All of the Bay Shore Historical Society events that I have attended over the past few months have been some of the most informative and interesting lectures. The one I attended this past week was no exception. Verga is an instructor of Long Island history and the foundations of American history at Suffolk County Community College. He has written multiple books, including “Images of America: Civil Rights Movement on Long Island,” “Images of America: Bay Shore and Saving Fire Island from Robert Moses,” “Cold War Long Island,” and his most recent book, “World War II Long Island: The Homefront in Nassau and Suffolk.”
Verga began his lecture explaining that the history of Long Island and World War II is very complicated. Everyone on Long Island is connected to WWII in some way, whether it be having a family member who was alive at the time, or even just knowing someone who was alive or living in an area like Levittown, which was a postwar development. World War II was also a catalyst for many things that made Long Island what it is today.

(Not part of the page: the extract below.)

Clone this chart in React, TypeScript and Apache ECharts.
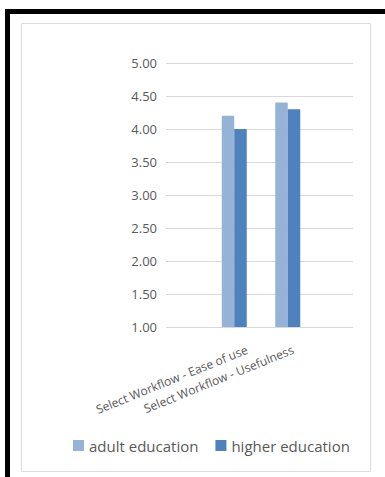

Verga explained that the civil rights movement was pushed forward at the end of World War II when black soldiers came home after fighting tyranny abroad to find themselves still being treated as second-class citizens. Malls and mass consumerism also sprang up after the war, and where would Long Island be without all of our malls?
One of the most interesting parts of Verga’s lecture was when he talked about the German American Bund on Long Island. The German American Bund was a German beer-drinking club that quickly became radicalized. Verga explained that in time, it became the “establishment of the Nazi party in America,” and reached 25,000 people. Verga noted that anyone interested in the subject and fellow history nerds should go to the Longwood Library and ask about the German Bund collection, adding, “the pictures and documents are insane.”
I also really enjoyed when Verga discussed the Benson House in Wading River, which is still there today but is on private property. During WWII, the Benson House was a Nazi safe house for spies and had a radio transmitter. J. Edgar Hoover, the director of the FBI at the time, had the people in the house arrested, and put in double agents who fed bad information to Nazis. The only other known Nazi safe houses in the area were in Centerport and midtown Manhattan.
The Bay Shore Historical Society meets at 7 p.m. on the third Thursday of each month at the Bay Shore-Brightwaters Library. Everyone is invited to attend the lectures. The next meeting will be on Feb. 17 with Mary Reid, Deanna Watts and Jimmy Cornigans, who will present “Black History on Long Island.”